Since 2018, the CFA found that the preference for technology has dropped in six of the 15 markets, including the US, Brazil, France, Singapore, mainland China, and Hong Kong. Still there is growing interest in more customized products, where nearly half of all retail investors—especially younger ones— said they would pay more for customization.

Trust and returns
Among institutional investors, returns have become even more important in hiring an investment firm than having someone trusted to act in their best interest. Low interest rates have piled pressure on return expectations, particularly for pension funds.

But it is different for retail investors, who still "prioritize having someone trusted to act in their best interest and a recommendation from someone they trust when looking to hire an advisor, with an assumption that returns will follow," the report said, adding the caveat that managers took the survey while still in a bull market.

 

Persistent self interest
Few across institutional and retail believed that firms put clients’ interests before their own , in spite of the fact that 75 per cent of retail investors believed that their advisor is legally bound to act for them before themselves.  Also, in spite of a steady stream of new tools connecting clients with advisors, perceptions around transparency are not improving.

Role of fees
Retail and institutional investors agreed that one of the most important factors for creating trust is full fees and costs disclosures, but there was little confidence in those conversations becoming more open.
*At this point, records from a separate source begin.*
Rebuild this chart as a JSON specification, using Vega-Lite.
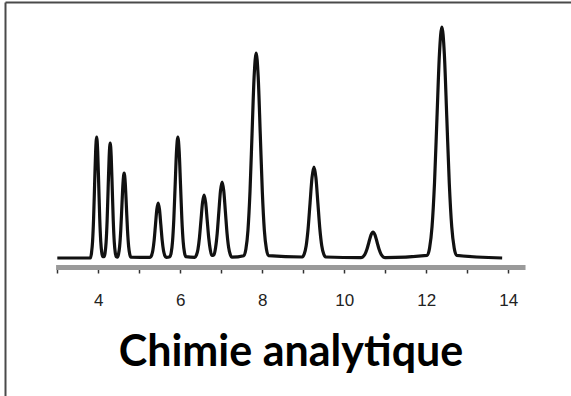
{
  "$schema": "https://vega.github.io/schema/vega-lite/v6.json",
  "width": 566,
  "height": 394,
  "autosize": {"type": "none"},
  "padding": {"left": 5, "top": 2, "right": 0, "bottom": 0},
  "background": "white",
  "config": {"view": {"stroke": null}},
  "datasets": {
    "signal": [
      {"t": 3.0, "s": 0},
      {"t": 3.81, "s": 0},
      {"t": 3.835, "s": 5.3},
      {"t": 3.86, "s": 16.4},
      {"t": 3.885, "s": 39.3},
      {"t": 3.91, "s": 73.4},
      {"t": 3.935, "s": 106.8},
      {"t": 3.96, "s": 121},
      {"t": 3.985, "s": 106.8},
      {"t": 4.01, "s": 73.4},
      {"t": 4.035, "s": 39.3},
      {"t": 4.06, "s": 16.4},
      {"t": 4.085, "s": 5.3},
      {"t": 4.11, "s": 1.3},
      {"t": 4.14, "s": 1.3},
      {"t": 4.165, "s": 5.0},
      {"t": 4.19, "s": 15.6},
      {"t": 4.215, "s": 37.3},
      {"t": 4.24, "s": 69.7},
      {"t": 4.265, "s": 101.5},
      {"t": 4.29, "s": 115},
      {"t": 4.315, "s": 101.5},
      {"t": 4.34, "s": 69.7},
      {"t": 4.365, "s": 37.3},
      {"t": 4.39, "s": 15.6},
      {"t": 4.415, "s": 5.0},
      {"t": 4.44, "s": 1.3},
      {"t": 4.465, "s": 0.9},
      {"t": 4.4925, "s": 3.7},
      {"t": 4.52, "s": 11.5},
      {"t": 4.5475, "s": 27.6},
      {"t": 4.575, "s": 51.6},
      {"t": 4.6025, "s": 75.0},
      {"t": 4.63, "s": 85},
      {"t": 4.6575, "s": 75.0},
      {"t": 4.685, "s": 51.6},
      {"t": 4.7125, "s": 27.6},
      {"t": 4.74, "s": 11.5},
      {"t": 4.7675, "s": 3.7},
      {"t": 4.795, "s": 0.9},
      {"t": 5.265, "s": 0.6},
      {"t": 5.2975, "s": 2.4},
      {"t": 5.33, "s": 7.4},
      {"t": 5.3625, "s": 17.9},
      {"t": 5.395, "s": 33.4},
      {"t": 5.4275, "s": 48.5},
      {"t": 5.46, "s": 55},
      {"t": 5.4925, "s": 48.5},
      {"t": 5.525, "s": 33.4},
      {"t": 5.5575, "s": 17.9},
      {"t": 5.59, "s": 7.4},
      {"t": 5.6225, "s": 2.4},
      {"t": 5.655, "s": 0.6},
      {"t": 5.745, "s": 1.3},
      {"t": 5.7775, "s": 5.3},
      {"t": 5.81, "s": 16.4},
      {"t": 5.8425, "s": 39.3},
      {"t": 5.875, "s": 73.4},
      {"t": 5.9075, "s": 106.8},
      {"t": 5.94, "s": 121},
      {"t": 5.9725, "s": 106.8},
      {"t": 6.005, "s": 73.4},
      {"t": 6.0375, "s": 39.3},
      {"t": 6.07, "s": 16.4},
      {"t": 6.1025, "s": 5.3},
      {"t": 6.135, "s": 1.3},
      {"t": 6.355, "s": 0.7},
      {"t": 6.3925, "s": 2.8},
      {"t": 6.43, "s": 8.5},
      {"t": 6.4675, "s": 20.5},
      {"t": 6.505, "s": 38.2},
      {"t": 6.5425, "s": 55.6},
      {"t": 6.58, "s": 63},
      {"t": 6.6175, "s": 55.6},
      {"t": 6.655, "s": 38.2},
      {"t": 6.6925, "s": 20.5},
      {"t": 6.73, "s": 8.5},
      {"t": 6.7675, "s": 2.8},
      {"t": 6.79, "s": 2.5},
      {"t": 6.82, "s": 3.3},
      {"t": 6.86, "s": 10.3},
      {"t": 6.9, "s": 24.7},
      {"t": 6.94, "s": 46.1},
      {"t": 6.98, "s": 67.1},
      {"t": 7.02, "s": 76},
      {"t": 7.06, "s": 67.1},
      {"t": 7.1, "s": 46.1},
      {"t": 7.14, "s": 24.7},
      {"t": 7.18, "s": 10.3},
      {"t": 7.22, "s": 3.3},
      {"t": 7.26, "s": 0.8},
      {"t": 7.55, "s": 2.3},
      {"t": 7.6, "s": 9.0},
      {"t": 7.65, "s": 27.7},
      {"t": 7.7, "s": 66.6},
      {"t": 7.75, "s": 124.3},
      {"t": 7.8, "s": 180.9},
      {"t": 7.85, "s": 205},
      {"t": 7.9, "s": 180.9},
      {"t": 7.95, "s": 124.3},
      {"t": 8.0, "s": 66.6},
      {"t": 8.05, "s": 27.7},
      {"t": 8.1, "s": 9.0},
      {"t": 8.15, "s": 2.3},
      {"t": 8.975, "s": 1.0},
      {"t": 9.0225, "s": 4.0},
      {"t": 9.07, "s": 12.3},
      {"t": 9.1175, "s": 29.5},
      {"t": 9.165, "s": 55.2},
      {"t": 9.2125, "s": 80.3},
      {"t": 9.26, "s": 91},
      {"t": 9.3075, "s": 80.3},
      {"t": 9.355, "s": 55.2},
      {"t": 9.4025, "s": 29.5},
      {"t": 9.45, "s": 12.3},
      {"t": 9.4975, "s": 4.0},
      {"t": 9.545, "s": 1.0},
      {"t": 10.4, "s": 0.3},
      {"t": 10.45, "s": 1.1},
      {"t": 10.5, "s": 3.5},
      {"t": 10.55, "s": 8.4},
      {"t": 10.6, "s": 15.8},
      {"t": 10.65, "s": 22.9},
      {"t": 10.7, "s": 26},
      {"t": 10.75, "s": 22.9},
      {"t": 10.8, "s": 15.8},
      {"t": 10.85, "s": 8.4},
      {"t": 10.9, "s": 3.5},
      {"t": 10.95, "s": 1.1},
      {"t": 11.0, "s": 0.3},
      {"t": 12.02, "s": 2.6},
      {"t": 12.08, "s": 10.1},
      {"t": 12.14, "s": 31.3},
      {"t": 12.2, "s": 75.0},
      {"t": 12.26, "s": 140.1},
      {"t": 12.32, "s": 203.9},
      {"t": 12.38, "s": 231},
      {"t": 12.44, "s": 203.9},
      {"t": 12.5, "s": 140.1},
      {"t": 12.56, "s": 75.0},
      {"t": 12.62, "s": 31.3},
      {"t": 12.68, "s": 10.1},
      {"t": 12.74, "s": 2.6},
      {"t": 13.85, "s": 0}
    ],
    "axisline": [{"start": 2.97, "end": 14.42, "level": -9.5}]
  },
  "resolve": {"axis": {"x": "independent", "y": "independent"}},
  "layer": [
    {
      "data": {"name": "axisline"},
      "mark": {"type": "rule", "color": "#9a9a9a", "strokeWidth": 5},
      "encoding": {
        "x": {
          "field": "start", "type": "quantitative",
          "scale": {"domain": [1.7244, 15.529], "nice": false, "zero": false},
          "axis": {"orient": "top", "domain": true, "domainColor": "#4a4a4a", "domainWidth": 2, "ticks": false, "labels": false, "grid": false, "title": null}
        },
        "x2": {"field": "end"},
        "y": {
          "field": "level", "type": "quantitative",
          "scale": {"domain": [-138, 256], "nice": false, "zero": false},
          "axis": {"orient": "left", "domain": true, "domainColor": "#4a4a4a", "domainWidth": 2, "ticks": false, "labels": false, "grid": false, "title": null}
        }
      }
    },
    {
      "data": {"name": "signal"},
      "mark": {"type": "line", "interpolate": "monotone", "color": "#111111", "strokeWidth": 3.2, "strokeJoin": "round"},
      "encoding": {
        "x": {
          "field": "t", "type": "quantitative",
          "scale": {"domain": [1.7244, 15.529], "nice": false, "zero": false},
          "axis": {
            "orient": "bottom", "offset": -128,
            "values": [3, 4, 5, 6, 7, 8, 9, 10, 11, 12, 13, 14],
            "domain": false, "grid": false,
            "ticks": true, "tickSize": 5, "tickColor": "#333333", "tickWidth": 1.5,
            "labelExpr": "datum.value % 2 == 0 ? datum.label : ''",
            "labelFont": "Liberation Sans", "labelFontSize": 17, "labelColor": "#222222",
            "labelBaseline": "alphabetic", "labelPadding": 32, "labelFlush": false,
            "title": "Chimie analytique",
            "titleFont": "Lato", "titleFontSize": 43, "titleFontWeight": "bold", "titleColor": "#000000",
            "titleBaseline": "alphabetic", "titleAlign": "center", "titleX": 285.5, "titleY": 97
          }
        },
        "y": {
          "field": "s", "type": "quantitative",
          "scale": {"domain": [-138, 256], "nice": false, "zero": false},
          "axis": null
        }
      }
    }
  ]
}
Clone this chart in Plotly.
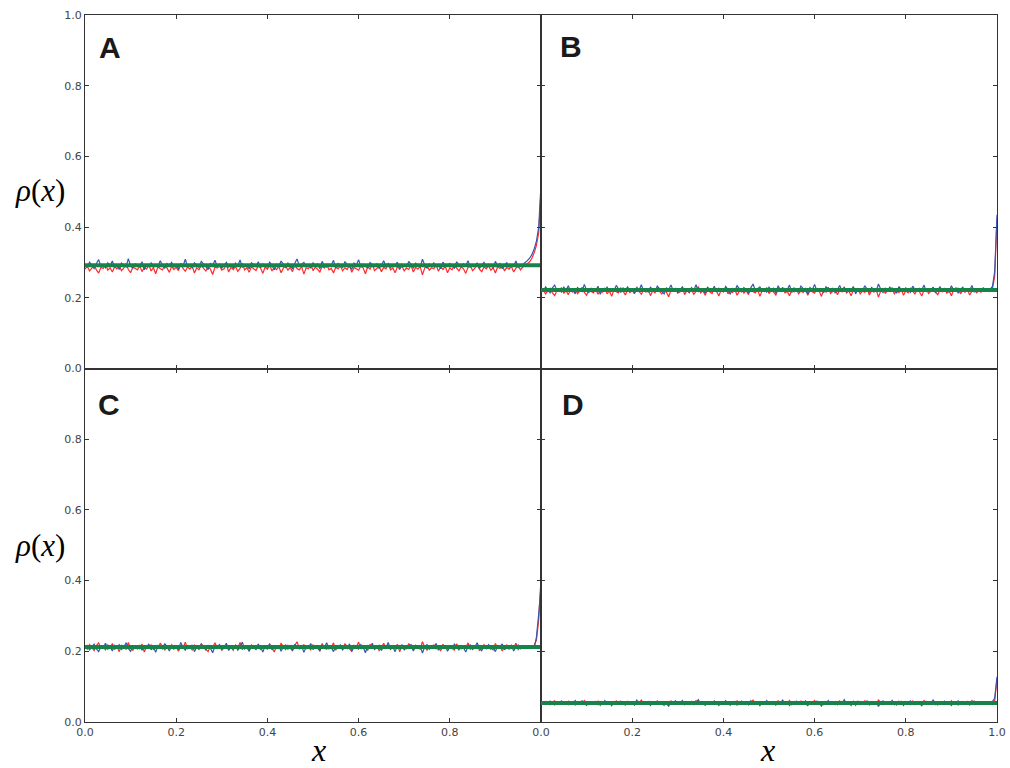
import plotly.graph_objects as go
from plotly.subplots import make_subplots

# x positions of the sampled profile (0 .. 1, step 0.005)
x_vals = [k / 200 for k in range(201)]

A_red = [
.281,.289,.276,.284,.292,.279,.270,.286,.283,.295,.278,.285,.273,.288,.282,.290,
.277,.284,.296,.280,.271,.287,.283,.279,.291,.274,.286,.281,.293,.276,.285,.268,
.288,.282,.279,.294,.284,.272,.289,.280,.286,.277,.297,.283,.275,.287,.281,.290,
.270,.285,.279,.292,.283,.276,.288,.281,.266,.287,.284,.291,.278,.282,.295,.273,
.286,.280,.289,.275,.283,.298,.279,.285,.272,.288,.282,.277,.291,.284,.269,.287,
.281,.293,.276,.285,.280,.289,.271,.284,.290,.278,.286,.274,.292,.283,.279,.288,
.267,.285,.282,.294,.277,.286,.281,.273,.289,.284,.296,.279,.283,.270,.287,.282,
.290,.276,.285,.280,.293,.272,.286,.283,.278,.291,.284,.268,.288,.281,.295,.277,
.284,.289,.274,.286,.282,.297,.279,.285,.271,.287,.283,.290,.276,.284,.280,.292,
.273,.286,.281,.288,.265,.284,.291,.278,.285,.282,.294,.275,.287,.280,.289,.271,
.285,.279,.292,.283,.276,.288,.282,.269,.286,.290,.277,.284,.296,.281,.274,.287,
.282,.291,.278,.285,.270,.288,.283,.293,.276,.286,.281,.289,.273,.284,.290,.279,
.287,.291,.296,.302,.312,.327,.348,.385,.505]

A_blue = [
.294,.287,.301,.290,.283,.297,.308,.289,.293,.285,.299,.291,.304,.286,.295,.280,
.298,.292,.287,.311,.290,.284,.296,.293,.288,.302,.279,.294,.290,.299,.286,.293,
.289,.305,.292,.284,.297,.291,.300,.287,.294,.281,.296,.290,.309,.288,.293,.285,
.299,.291,.286,.303,.294,.288,.280,.297,.292,.306,.289,.295,.284,.291,.300,.287,
.293,.284,.298,.290,.307,.286,.294,.291,.282,.299,.293,.288,.302,.285,.296,.290,
.287,.301,.292,.279,.295,.289,.304,.293,.286,.298,.291,.283,.297,.310,.290,.294,
.300,.288,.293,.285,.299,.291,.296,.282,.303,.290,.287,.295,.292,.306,.284,.297,
.291,.286,.302,.294,.289,.281,.298,.292,.308,.287,.295,.290,.284,.300,.293,.288,
.296,.283,.292,.305,.289,.297,.286,.294,.291,.301,.280,.295,.290,.288,.303,.292,
.285,.298,.291,.287,.309,.293,.284,.296,.290,.299,.288,.294,.282,.301,.292,.289,
.297,.290,.284,.302,.293,.288,.296,.291,.305,.286,.294,.289,.299,.283,.292,.300,
.288,.295,.291,.285,.303,.290,.297,.282,.293,.299,.287,.294,.290,.304,.286,.293,
.294,.299,.305,.312,.322,.338,.360,.400,.520]

B_red = [
.217,.223,.211,.220,.227,.214,.206,.221,.218,.229,.213,.220,.209,.224,.216,.226,
.212,.219,.230,.215,.207,.222,.218,.214,.225,.210,.221,.216,.228,.211,.220,.204,
.223,.217,.214,.228,.219,.208,.224,.215,.221,.212,.231,.218,.210,.222,.216,.225,
.206,.220,.214,.227,.218,.211,.223,.216,.203,.222,.219,.226,.213,.217,.229,.209,
.221,.215,.224,.210,.218,.232,.214,.220,.207,.223,.217,.212,.226,.219,.205,.222,
.216,.228,.211,.220,.215,.224,.207,.219,.225,.213,.221,.209,.227,.218,.214,.223,
.204,.220,.217,.229,.212,.221,.216,.208,.224,.219,.230,.214,.218,.206,.222,.217,
.225,.211,.220,.215,.228,.207,.221,.218,.213,.226,.219,.204,.223,.216,.230,.212,
.219,.224,.209,.221,.217,.231,.214,.220,.206,.222,.218,.225,.211,.219,.215,.227,
.208,.221,.216,.223,.202,.219,.226,.213,.220,.217,.229,.210,.222,.215,.224,.207,
.220,.214,.227,.218,.211,.223,.217,.205,.221,.225,.212,.219,.230,.216,.209,.222,
.217,.226,.213,.220,.206,.223,.218,.228,.211,.221,.216,.224,.208,.219,.225,.214,
.220,.216,.223,.218,.221,.219,.225,.262,.425]

B_blue = [
.225,.218,.231,.221,.214,.228,.236,.220,.224,.216,.230,.222,.234,.217,.226,.211,
.229,.223,.218,.238,.221,.215,.227,.224,.219,.233,.210,.225,.221,.230,.217,.224,
.220,.235,.223,.215,.228,.222,.231,.218,.225,.212,.227,.221,.237,.219,.224,.216,
.230,.222,.217,.233,.225,.219,.211,.228,.223,.236,.220,.226,.215,.222,.231,.218,
.224,.215,.229,.221,.237,.217,.225,.222,.213,.230,.224,.219,.233,.216,.227,.221,
.218,.232,.223,.210,.226,.220,.234,.224,.217,.229,.222,.214,.228,.239,.221,.225,
.231,.219,.224,.216,.230,.222,.227,.213,.234,.221,.218,.226,.223,.236,.215,.228,
.222,.217,.233,.225,.220,.212,.229,.223,.238,.218,.226,.221,.215,.231,.224,.219,
.227,.214,.223,.235,.220,.228,.217,.225,.222,.232,.211,.226,.221,.219,.234,.223,
.216,.229,.222,.218,.239,.224,.215,.227,.221,.230,.219,.225,.213,.232,.223,.220,
.228,.221,.215,.233,.224,.219,.227,.222,.236,.217,.225,.220,.230,.214,.223,.231,
.219,.226,.222,.216,.234,.221,.228,.213,.224,.230,.218,.225,.221,.235,.217,.224,
.225,.221,.228,.223,.226,.224,.232,.275,.435]

C_red = [
.213,.206,.219,.209,.202,.216,.224,.208,.212,.204,.218,.210,.222,.205,.214,.199,
.217,.211,.206,.225,.209,.203,.215,.212,.207,.221,.198,.213,.209,.218,.205,.212,
.208,.223,.211,.203,.216,.210,.219,.206,.213,.200,.215,.209,.226,.207,.212,.204,
.218,.210,.205,.221,.213,.207,.199,.216,.211,.224,.208,.214,.203,.210,.219,.206,
.212,.203,.217,.209,.225,.205,.213,.210,.201,.218,.212,.207,.221,.204,.215,.209,
.206,.220,.211,.198,.214,.208,.222,.212,.205,.217,.210,.202,.216,.227,.209,.213,
.219,.207,.212,.204,.218,.210,.215,.201,.222,.209,.206,.214,.211,.224,.203,.216,
.210,.205,.221,.213,.208,.200,.217,.211,.226,.206,.214,.209,.203,.219,.212,.207,
.215,.202,.211,.223,.208,.216,.205,.213,.210,.220,.199,.214,.209,.207,.222,.211,
.204,.217,.210,.206,.227,.212,.203,.215,.209,.218,.207,.213,.201,.220,.211,.208,
.216,.209,.203,.221,.212,.207,.215,.210,.224,.205,.213,.208,.218,.202,.211,.219,
.207,.214,.210,.204,.222,.209,.216,.201,.212,.218,.206,.213,.209,.223,.205,.212,
.209,.214,.210,.213,.208,.216,.232,.290,.405]

C_blue = [
.209,.216,.204,.213,.220,.207,.199,.214,.211,.223,.206,.212,.201,.217,.210,.219,
.205,.212,.224,.208,.200,.215,.211,.207,.218,.203,.214,.209,.221,.204,.213,.197,
.216,.210,.207,.222,.212,.201,.217,.208,.214,.205,.225,.211,.203,.215,.209,.218,
.199,.213,.207,.220,.211,.204,.216,.209,.196,.215,.212,.219,.206,.210,.223,.202,
.214,.208,.217,.203,.211,.226,.207,.213,.200,.216,.210,.205,.219,.212,.198,.215,
.209,.221,.204,.213,.208,.217,.200,.212,.218,.206,.214,.202,.220,.211,.207,.216,
.197,.213,.210,.222,.205,.214,.209,.201,.217,.212,.224,.207,.211,.199,.215,.210,
.218,.204,.213,.208,.221,.200,.214,.211,.206,.219,.212,.196,.216,.209,.223,.205,
.212,.217,.202,.214,.210,.225,.207,.213,.199,.215,.211,.218,.204,.212,.208,.220,
.201,.214,.209,.216,.195,.212,.219,.206,.213,.210,.222,.203,.215,.208,.217,.200,
.213,.207,.220,.211,.204,.216,.210,.198,.214,.218,.205,.212,.224,.209,.202,.215,
.210,.219,.206,.213,.199,.216,.211,.221,.204,.214,.209,.217,.201,.212,.218,.207,
.213,.208,.215,.211,.214,.210,.240,.305,.385]

D_red = [
.055,.051,.058,.053,.049,.056,.060,.052,.054,.050,.057,.053,.059,.051,.055,.048,
.057,.054,.051,.061,.053,.049,.056,.054,.052,.059,.047,.055,.053,.058,.051,.054,
.052,.060,.054,.050,.057,.053,.058,.051,.055,.048,.056,.053,.062,.052,.054,.050,
.058,.053,.051,.059,.055,.052,.047,.057,.054,.060,.052,.056,.050,.053,.058,.051,
.055,.050,.057,.053,.061,.051,.055,.053,.048,.058,.054,.052,.059,.050,.056,.053,
.051,.059,.054,.047,.056,.053,.060,.054,.051,.057,.053,.049,.056,.062,.052,.055,
.058,.052,.054,.050,.057,.053,.056,.048,.060,.053,.051,.055,.054,.061,.049,.056,
.053,.051,.059,.055,.052,.047,.057,.054,.061,.051,.055,.053,.049,.058,.054,.052,
.056,.049,.054,.060,.052,.057,.051,.055,.053,.059,.047,.056,.053,.051,.060,.054,
.050,.057,.053,.051,.062,.055,.049,.056,.053,.058,.052,.055,.048,.059,.054,.052,
.057,.053,.049,.059,.055,.052,.056,.053,.061,.050,.055,.052,.058,.049,.054,.058,
.052,.056,.054,.050,.060,.053,.057,.048,.055,.058,.051,.056,.053,.061,.050,.055,
.054,.052,.056,.053,.055,.054,.055,.061,.122]

D_blue = [
.053,.057,.050,.055,.059,.052,.048,.056,.054,.060,.051,.055,.049,.058,.053,.061,
.051,.055,.060,.052,.047,.057,.054,.051,.058,.049,.056,.053,.061,.050,.055,.046,
.057,.053,.050,.059,.054,.048,.058,.052,.056,.049,.062,.054,.050,.056,.053,.058,
.047,.055,.051,.059,.054,.050,.057,.053,.045,.056,.055,.060,.052,.054,.061,.049,
.056,.052,.058,.049,.054,.063,.051,.055,.048,.057,.053,.050,.059,.055,.047,.056,
.053,.060,.050,.055,.052,.058,.048,.054,.059,.051,.056,.049,.060,.054,.051,.057,
.046,.055,.053,.061,.050,.056,.052,.048,.058,.054,.062,.051,.055,.047,.057,.053,
.059,.050,.055,.052,.060,.047,.056,.054,.051,.059,.054,.045,.057,.053,.061,.050,
.054,.058,.049,.056,.053,.063,.051,.055,.047,.057,.054,.059,.050,.054,.052,.060,
.048,.056,.053,.057,.044,.054,.060,.051,.055,.053,.061,.049,.056,.052,.058,.047,
.055,.051,.060,.054,.049,.057,.053,.046,.056,.059,.050,.054,.062,.052,.048,.056,
.053,.059,.050,.055,.047,.057,.054,.060,.051,.056,.052,.058,.048,.055,.059,.051,
.055,.051,.057,.054,.056,.053,.058,.068,.128]

# theoretical (flat) density levels
green_levels = {"A": 0.292, "B": 0.222, "C": 0.212, "D": 0.054}
green_x = [0.0, 1.0]

panels = [
    ("A", 1, 1, A_red, A_blue),
    ("B", 1, 2, B_red, B_blue),
    ("C", 2, 1, C_red, C_blue),
    ("D", 2, 2, D_red, D_blue),
]

tick_vals = [0.0, 0.2, 0.4, 0.6, 0.8, 1.0]
tick_text = ["0.0", "0.2", "0.4", "0.6", "0.8", "1.0"]

RED = "#ff2a2a"
BLUE = "#3556b0"
GREEN = "#16834a"
AXC = "#333333"

fig = make_subplots(rows=2, cols=2, horizontal_spacing=0, vertical_spacing=0)

for name, r, c, red, blue in panels:
    fig.add_trace(go.Scatter(x=x_vals, y=red, mode="lines",
                             line=dict(color=RED, width=1.2), showlegend=False), row=r, col=c)
    fig.add_trace(go.Scatter(x=x_vals, y=blue, mode="lines",
                             line=dict(color=BLUE, width=1.2), showlegend=False), row=r, col=c)
    fig.add_trace(go.Scatter(x=green_x, y=[green_levels[name]] * 2, mode="lines",
                             line=dict(color=GREEN, width=4), showlegend=False), row=r, col=c)

    show_x = (r == 2)
    show_y = (c == 1)
    xt = tick_vals if (c == 2 or r == 1) else tick_vals[:-1]
    yt = tick_vals if (r == 1 or c == 2) else tick_vals[:-1]
    fig.update_xaxes(range=[0, 1], showgrid=False, zeroline=False, showline=True,
                     linecolor=AXC, linewidth=1, mirror="ticks", ticks="inside",
                     ticklen=4, tickcolor=AXC, tickvals=xt, automargin=False,
                     ticktext=[tick_text[tick_vals.index(v)] for v in xt],
                     showticklabels=show_x,
                     tickfont=dict(family="DejaVu Sans", size=11, color="#444444"),
                     row=r, col=c)
    fig.update_yaxes(range=[0, 1], showgrid=False, zeroline=False, showline=True,
                     linecolor=AXC, linewidth=1, mirror="ticks", ticks="inside",
                     ticklen=4, tickcolor=AXC, tickvals=yt, automargin=False,
                     ticktext=[tick_text[tick_vals.index(v)] for v in yt],
                     showticklabels=show_y,
                     tickfont=dict(family="DejaVu Sans", size=11, color="#444444"),
                     row=r, col=c)

W, H = 1010, 768
ML, MR, MT, MB = 85, 13, 15, 46
pw, ph = W - ML - MR, H - MT - MB


def px(xp):
    return (xp - ML) / pw


def py(yp):
    return 1 - (yp - MT) / ph


annots = []
label_pos = {"A": (109.5, 47), "B": (571, 46.5), "C": (109, 404), "D": (573, 404)}
for name, (lx, ly) in label_pos.items():
    annots.append(dict(text="<b>%s</b>" % name, x=px(lx), y=py(ly), xref="paper", yref="paper",
                       xanchor="center", yanchor="middle", showarrow=False,
                       font=dict(family="Liberation Sans", size=30, color="#1a1a1a")))

for yy in (190, 545):
    annots.append(dict(text="<i>ρ</i>(<i>x</i>)", x=px(40), y=py(yy), xref="paper", yref="paper",
                       xanchor="center", yanchor="middle", showarrow=False,
                       font=dict(family="Liberation Serif", size=31, color="#000000")))

for xx in (318, 767):
    annots.append(dict(text="<i>x</i>", x=px(xx), y=py(750), xref="paper", yref="paper",
                       xanchor="center", yanchor="middle", showarrow=False,
                       font=dict(family="Liberation Serif", size=32, color="#000000")))

fig.update_layout(width=W, height=H, margin=dict(l=ML, r=MR, t=MT, b=MB, autoexpand=False),
                  plot_bgcolor="white", paper_bgcolor="white", annotations=annots)

fig.write_html("out.html",
               config={"responsive": False, "displayModeBar": False},
               post_script="document.body.style.margin='0';document.body.style.padding='0';"
                           "document.documentElement.style.overflow='hidden';")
That said, around three-quarters believe that the fees they pay are fair, even as the survey showed that high fees are one of the main reasons that investors give for leaving a firm. Not just disclosing but explaining fees and costs is an important way of building trust and hanging on to clients in these difficult markets.

Rise of brands
Brand was increasingly mentioned as a marker of trust, especially among younger investors. Three quarters of younger investors said they would rather work with a firm with “a brand I can trust” than one with “people I can count on.”

Roughly half of retail investors without an advisor thought they had a fair chance of profiting from capital market investments, compared with 81 per cent for those with an advisor, suggesting that there is a market to win over.

The CFA underscores that everyone is scrambling to “adapt” but "those with a trusted relationship are much better equipped to navigate disruption.”

Not surprisingly, institutional investors were the most keen on investing in funds that use artificial intelligence, and nearly half of early adopters were interested in investing in products created by a big tech firm such as Amazon, Google, or Alibaba over those produced by a financial institution.

ESG is also rising in priorities, with over two-thirds in both camps expressing an interest. Two-thirds of institutional investors believe that the growth of ESG investing has increased trust in financial services as a whole.